En todas sus acepciones, la literal y las figuradas, el adjetivo le calza a la perfección al calderonato. Hagamos el recuento y empecemos por la primera: desde octubre pasado, el valle de México ha perdido luminosidad, y esta vez no ha sido por alguna temible consecuencia de la contaminación, sino porque un hombrecito empoderado a la mala decidió, en función de sus rencores políticos y porque así conviene al peculio de sus socios y amigos, dejar al Valle de México sin la empresa que distribuía la electricidad y daba mantenimiento a la red eléctrica. Posteriormente, sus subordinados decidieron mantener en la oscuridad las razones de esa decisión, no fuera a ser que la sociedad las hallara tan impresentables que se generaran “actos violentos o conflictos sociales”. Por añadidura, del apagón a la fecha, la Comisión Federal de Electricidad (que, a como nos ha ido con ella, debiera llamarse más bien Comisión Federal de Oscuridad) ha entregado más de 500 contratos, por un monto total de mil millones de pesos, y sin licitación de por medio, a empresas fantasma expertas en asegurar la durabilidad de los cortes de energía y en provocar otros nuevos. La caracterización de empresas fantasma, por cierto, es responsabilidad de los propios funcionarios de LFC que se negaron a identificar a tales compañías.
Además de oscuro, este desgobierno es, en las dos acepciones de la RAE, oscurantista: “opositor sistemático a la instrucción de las clases populares”–miren nada más la de regalos a Televisa, al gordillismo y al clero, promotores de la ignorancia– y “defensor de ideas o actitudes irracionales o retrógradas”: desde Los Pinos, en alianza con Catedral, se ha emprendido una cruzada feroz y sostenida contra los avances legislativos del Distrito Federal que aseguran derechos sociales y reproductivos a mujeres y a personas no heterosexuales, en tanto que los testaferros estatales del panismo felipista han convertido las cárceles en calabozos de la Inquisición para alojar en ellos a mujeres que abortan.

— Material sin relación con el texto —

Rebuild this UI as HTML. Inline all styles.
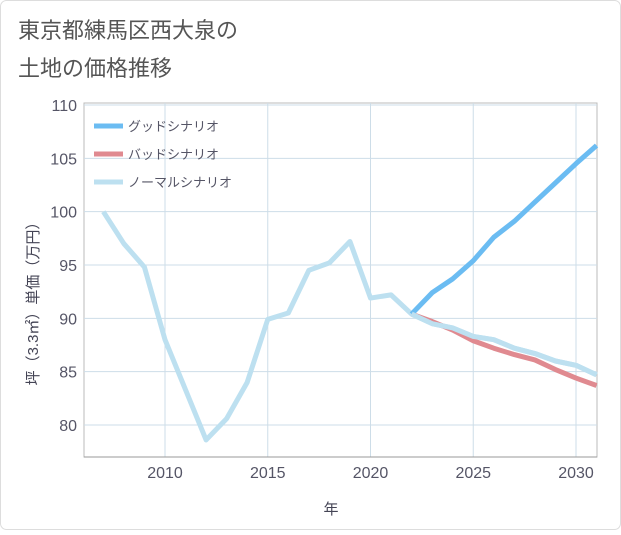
<!DOCTYPE html>
<html><head><meta charset="utf-8"><style>
body{margin:0;background:#fff;font-family:"Liberation Sans","Noto Sans CJK JP",sans-serif}
#wrap{position:relative;width:621px;height:530px;}
</style></head><body>
<div id="wrap">
<svg id="c" width="621" height="530" xmlns="http://www.w3.org/2000/svg">
<rect x="0.5" y="0.5" width="620" height="529" rx="6" fill="#fff" stroke="#ddd"/>
<text x="18" y="38" font-size="22" fill="#555">東京都練馬区西大泉の</text>
<text x="18" y="76" font-size="22" fill="#555">土地の価格推移</text>
<g id="grid"></g><g id="lines"></g><g id="axes"></g>
<text x="331" y="514" font-size="15" fill="#445" text-anchor="middle">年</text>
<text transform="translate(38,300) rotate(-90)" font-size="15" fill="#445" text-anchor="middle">坪（3.3㎡）単価（万円）</text>
<g>
<line x1="94" y1="126" x2="123" y2="126" stroke="#6bbcf2" stroke-width="5"/>
<text x="128" y="131" font-size="13" fill="#556">グッドシナリオ</text>
<line x1="94" y1="154" x2="123" y2="154" stroke="#e08a90" stroke-width="5"/>
<text x="128" y="159" font-size="13" fill="#556">バッドシナリオ</text>
<line x1="94" y1="182" x2="123" y2="182" stroke="#bde0f0" stroke-width="5"/>
<text x="128" y="187" font-size="13" fill="#556">ノーマルシナリオ</text>
</g>
</svg></div>
<script>
const normalYears=[2007,2008,2009,2010,2011,2012,2013,2014,2015,2016,2017,2018,2019,2020,2021,2022,2023,2024,2025,2026,2027,2028,2029,2030,2031];
const normalValues=[100,97,94.8,88,83.3,78.6,80.6,84,89.9,90.5,94.5,95.2,97.2,91.9,92.2,90.4,89.5,89.1,88.3,88,87.2,86.7,86,85.6,84.7];
const scenarioYears=[2022,2023,2024,2025,2026,2027,2028,2029,2030,2031];
const goodValues=[90.4,92.4,93.7,95.4,97.6,99.1,100.9,102.7,104.5,106.2];
const badValues=[90.4,89.7,88.9,87.9,87.2,86.6,86.1,85.2,84.4,83.7];
const yTicks=[80,85,90,95,100,105,110];
const xTicks=[2010,2015,2020,2025,2030];
const NS="http://www.w3.org/2000/svg";
const L=84,R=597,T=105,B=457;
const xs=y=>165+(y-2010)*(576-165)/20;
const ys=v=>425-(v-80)*(425-105)/30;
function mk(tag,at,parent){const e=document.createElementNS(NS,tag);for(const k in at)e.setAttribute(k,at[k]);document.getElementById(parent).appendChild(e);return e;}
const border=mk('rect',{x:L,y:T-2,width:R-L,height:B-T+2,fill:'none',stroke:'#bbb'},'grid');


yTicks.forEach(v=>{
 const g=mk('line',{x1:L,x2:R,y1:ys(v),y2:ys(v),stroke:'#cddde8'},'grid');
 
 
 const t=mk('text',{x:L-7,y:ys(v)+6,'font-size':16,fill:'#556','text-anchor':'end'},'axes');t.textContent=v;
 
 
});
xTicks.forEach(v=>{
 const g=mk('line',{x1:xs(v),x2:xs(v),y1:T-2,y2:B,stroke:'#cddde8'},'grid');
 
 
 const t=mk('text',{x:xs(v),y:B+21,'font-size':16,fill:'#556','text-anchor':'middle'},'axes');t.textContent=v;
 
 
});
const ax=mk('line',{x1:L,x2:R,y1:B,y2:B,stroke:'#999'},'axes');


function series(years,vals,color,name){
 const p=mk('polyline',{points:years.map((y,i)=>xs(y)+','+ys(vals[i])).join(' '),fill:'none',stroke:color,'stroke-width':5,'stroke-linejoin':'round'},'lines');
 
 
}
series(normalYears,normalValues,'#bde0f0','normal-scenario-line');
series(scenarioYears,badValues,'#e08a90','bad-scenario-line');
series(scenarioYears,goodValues,'#6bbcf2','good-scenario-line');
// normal line over bad in the future portion as in the reference
series(scenarioYears,normalValues.slice(15),'#bde0f0','normal-scenario-line-future');
document.getElementById('c').setAttribute('clip-path','none');
</script>
</body></html>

Una de las significaciones ineludibles de la metáfora es que, por obra y decisión del calderonato, 28 mil mexicanos han llegado a la oscuridad definitiva de las tumbas (o de los tambos pozoleros), al ritmo de los alegres exhortos necrófilos del gobierno: “esta lucha costará más vidas”. “Si ven polvo es porque limpiamos la casa”, escribió algún plumífero para que Calderón firmara un artículo en Le Monde, acaso sin reparar en la confesión que implica la frase: la autoridad ha decidido usar a la muerte como escoba; la limpieza es social y demográfica, y el régimen se ha tomado la libertad de reducir a polvo a algunas decenas de miles de personas. Que la opinión pública internacional sepa disculpar las molestias que le ocasiona esta obra de exterminio.
El calderonato es, además, macabro, en la medida en que se regodea en “la fealdad de la muerte y de la repulsión que ésta suele causar” (acuérdense del cadáver de Beltrán Leyva, aderezado por sus verdugos con dólares y joyas para la exhibición mediática póstuma). Con semejantes aficiones tanáticas, no es de extrañar que Calderón, para mitigar su propia insignificancia cívica, se ponga a jugar con los despojos mortales de los héroes de la Independencia o que invente, con ellos, ritos más propios de brujo que de estadista. Esa clase de entretenimiento con restos áridos es perverso, pero poco relevante en comparación con su apuesta por la muerte de personas vivas.
En este ambiente de sordidez generalizada, parte del decorado lógico de casa de los sustos son las celdas de castigo en un orfanatorio del DIF o el que una directora de reclusorio (el penal de El Llano, en Aguascalientes) ya de plano se disfrace de Gatúbela región 4 y recorra por las noches los pasillos de la cárcel a su cargo para torturar a los internos; Socorro Gaspar Rivera es sólo otro personaje truculento de un régimen sórdido, dominado por su propio Destrudo: Carstens, bola de demolición de empleos e ingresos; Ulises Ruiz, el de las fauces llenas de sangre; los quemaniños de Hermosillo; García Luna, violador contumaz de derechos humanos; Lozano Alarcón y su manifiesto sadismo laboral; Peña Nieto, desaparecedor y aparecedor de cadáveres infantiles; Norberto, con sus excomuniones a la modernidad y sus encubrimientos de pederastas; Germán Larrea, enterrador de mineros; Gastón Azcárraga, quebrador de aerolíneas...
Pero, con todo y las enormes pérdidas humanas y materiales que ha causado, el régimen tenebroso es una imposición simbólica. Hay que atreverse a empujar y derribar los muros de utilería de la casa de los sustos y comprobar que, fuera de ella, el país puede ser un sitio luminoso.